Techniques for designing and manufacturing in-ear hearing-aid devices typically need to be highly customized in both internal dimensions to support personalized electrical components to remedy a individual's particular hearing loss need, and in external dimensions to fit comfortably and securely within an ear canal of the individual. Moreover, cosmetic considerations also frequently drive designers to smaller and smaller external dimensions while considerations of efficacy in hearing improvement typically constrain designers to certain minimal internal dimensions notwithstanding continued miniaturization of the electrical components.
FIG. 1 illustrates a conventional production process flow 10 for manufacturing customized in-ear hearing-aid devices. As illustrated by Block 12, a positive mold of an ear canal of a subject is generated along with a negative mold that may be used for quality assurance by acting as the “ear” of the subject when testing a finally manufactured hearing-aid shell. As will be understood by those familiar with conventional hearing-aid manufacturing techniques, the positive mold may be generated by an audiologist after performing a routine hearing examination of the subject and the negative mold may be generated by a manufacturer that has received the positive mold and a request to manufacture a customized hearing-aid shell. Referring now to Block 14, a detailed positive mold of a hearing-aid shell may then be generated by the manufacturer. This detailed positive mold may be generated by manually sculpting the positive mold to a desired size suitable for receiving the necessary electrical components to remedy the defective auditory condition of the subject. A detailed shell cast is then formed from the detailed positive mold, Block 16, and this shell cast is used to form a plastic hearing-aid shell, Block 18.

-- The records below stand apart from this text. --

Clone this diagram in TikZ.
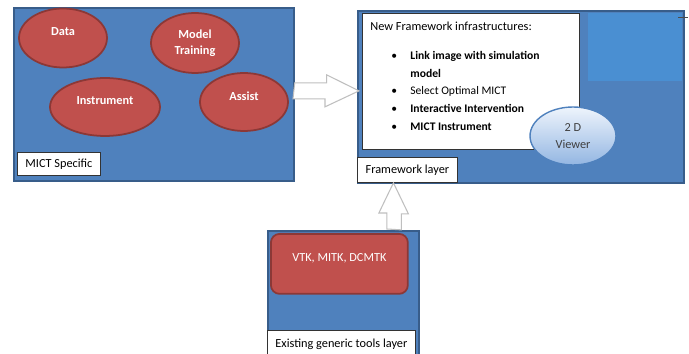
\documentclass[tikz,border=0pt]{standalone}
\usepackage{fontspec}
\setmainfont{Carlito}
\usetikzlibrary{shapes.geometric,calc}

\definecolor{panelblue}{HTML}{4F81BD}
\definecolor{paneledge}{HTML}{385D8A}
\definecolor{boxred}{HTML}{C0504D}
\definecolor{rededge}{HTML}{8C3836}
\definecolor{skyblue}{HTML}{4A8FD2}
\definecolor{viewertop}{HTML}{EEF4FC}
\definecolor{viewerbot}{HTML}{93B6E2}

\begin{document}
\begin{tikzpicture}[x=0.02cm, y=-0.02cm,
	panel/.style={draw=paneledge, line width=1pt, fill=panelblue, anchor=north west, inner sep=0pt},
	blob/.style={ellipse, draw=rededge, line width=1pt, fill=boxred, text=white, font=\fontsize{7}{9}\selectfont\bfseries, align=center, inner sep=0pt},
	lift/.style={text depth=7pt},
	tag/.style={draw=black!80, line width=0.5pt, fill=white, anchor=north west, inner sep=0pt, font=\fontsize{7}{9}\selectfont},
	line/.style={anchor=west, inner sep=0pt, font=\fontsize{6.6}{9}\selectfont, text height=1.6ex, text depth=0.4ex},
	strong/.style={line, font=\fontsize{6.6}{9}\selectfont\bfseries},
	hollow/.style={draw=black!25, fill=white, line width=0.6pt}]
				
				\useasboundingbox (0,0) rectangle (689,354);
				
				%MICT panel
				\node[panel, minimum width=5.6cm, minimum height=3.46cm] (mict) at (13,7) {};
				\node[blob, lift, minimum width=1.76cm, minimum height=1.18cm] (data) at (63,38) {Data};
				\node[blob, minimum width=1.76cm, minimum height=1.2cm] (training) at (195,43) {Model\\Training};
				\node[blob, lift, minimum width=2.2cm, minimum height=1.16cm] (instrument) at (105,107) {Instrument};
				\node[blob, lift, minimum width=1.76cm, minimum height=1.16cm] (assist) at (244,102) {Assist};
				\node[tag, minimum width=1.66cm, minimum height=0.46cm] (specific) at (17,152) {MICT Specific};
				
				%Framework panel
				\node[panel, minimum width=6.52cm, minimum height=3.44cm] (frame) at (357,10) {};
				\fill[skyblue] (588,13) rectangle (682,81);
				\draw[black!70, line width=0.4pt] (678,17) -- (688,17);
				\node[tag, minimum width=4.34cm, minimum height=2.72cm] (infra) at (362,13) {};
				
				%Framework list
				\node[line, font=\fontsize{7}{9}\selectfont] (head) at (370,25) {New Framework infrastructures:};
				\node[line] (b1) at (391,54) {\textbullet};
				\node[strong] (l1) at (410,54) {Link image with simulation};
				\node[strong] (l1b) at (410,72) {model};
				\node[line] (b2) at (391,89) {\textbullet};
				\node[line] (l2) at (410,89) {Select Optimal MICT};
				\node[line] (b3) at (391,107) {\textbullet};
				\node[strong] (l3) at (410,107) {Interactive Intervention};
				\node[line] (b4) at (391,125) {\textbullet};
				\node[strong] (l4) at (410,125) {MICT Instrument};
				
				\node[ellipse, draw=panelblue, line width=0.8pt, top color=viewertop, bottom color=viewerbot, minimum width=1.72cm, minimum height=1.16cm, inner sep=0pt, align=center, text=black!75, font=\fontsize{7}{9.6}\selectfont] (viewer) at (573,136) {2 D\\Viewer};
				\node[tag, minimum width=2cm, minimum height=0.5cm] (fwlayer) at (357,157) {Framework layer};
				
				%Tools panel
				\node[panel, minimum width=3.02cm, minimum height=2.7cm] (tools) at (267,230) {};
				\node[draw=rededge, line width=1pt, fill=boxred, rounded corners=5pt, anchor=north west, minimum width=2.74cm, minimum height=1.2cm, text=white, lift, font=\fontsize{7}{9}\selectfont] (libs) at (270,233) {VTK, MITK, DCMTK};
				\node[tag, text depth=3.5pt, minimum width=2.96cm, minimum height=0.62cm] (generic) at (267,330) {Existing generic tools layer};
				
				%Arrows
				\draw[hollow] ($(mict.east)+(0,-11.5)$) -- ++(32,0) -- ++(0,-8) -- ($(frame.west)+(2,-6)$) -- ++(-34,16) -- ++(0,-8) -- ++(-32,0) -- cycle;
				\draw[hollow] ($(fwlayer.south)+(-14,0)$) -- ++(15,31) -- ++(-7,0) -- ++(0,16) -- ($(tools.north)+(43.5,-1)$) -- ++(0,-16) -- ++(-8,0) -- cycle;
			\end{tikzpicture}
\end{document}
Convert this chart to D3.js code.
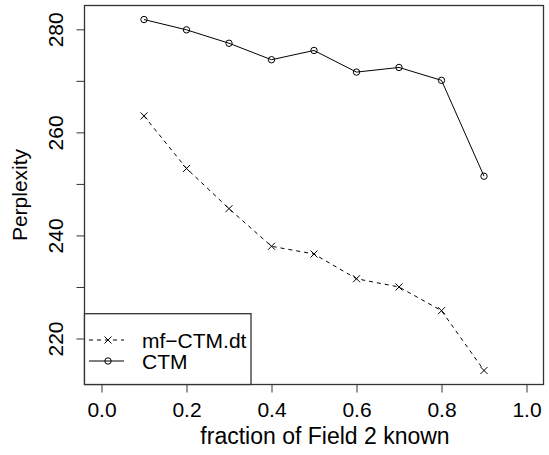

As illustrated by Block 20, a vent structure may then be attached (e.g., glued) to an inner surface of the plastic hearing-aid shell. Manual trimming and surface smoothing operations may then be performed, Block 22, so that the shell is ready to receive a faceplate. The faceplate may then be attached to a flat surface of the shell and then additional trimming and smoothing operations may be performed to remove abrupt edges and excess material, Block 24. The electrical components may then be added to the shell, Block 26, and the shape of the resulting shell may be tested using the negative mold, Block 28. A failure of this test typically causes the manufacturing process to restart at the step of generating a detailed positive mold, Block 14. However, if the manufactured shell passes initial quality assurance, then the shell with electrical components may be shipped to the customer, Block 30. Steps to fit and functionally test the received hearing-aid shell may then be performed by the customer's audiologist. A failure at this stage typically requires the repeat performance of the process flow 10 and the additional costs and time delay associated therewith.
Unfortunately, these conventional techniques for designing and manufacturing customized in-ear hearing-aid devices typically involve a large number of manual operations and have a large number of drawbacks. First, manual hearing-aid shell creation through sculpting is error prone and considered a main contributor in a relatively high customer rejection rate of 20 to 30%. Second, the typically large number of manual operations that are required by conventional techniques frequently act as a bottleneck to higher throughput and often limit efforts to reduce per unit manufacturing costs. Accordingly, there exists a need for more cost effective manufacturing operations that have higher throughput capability and can achieve higher levels of quality assurance.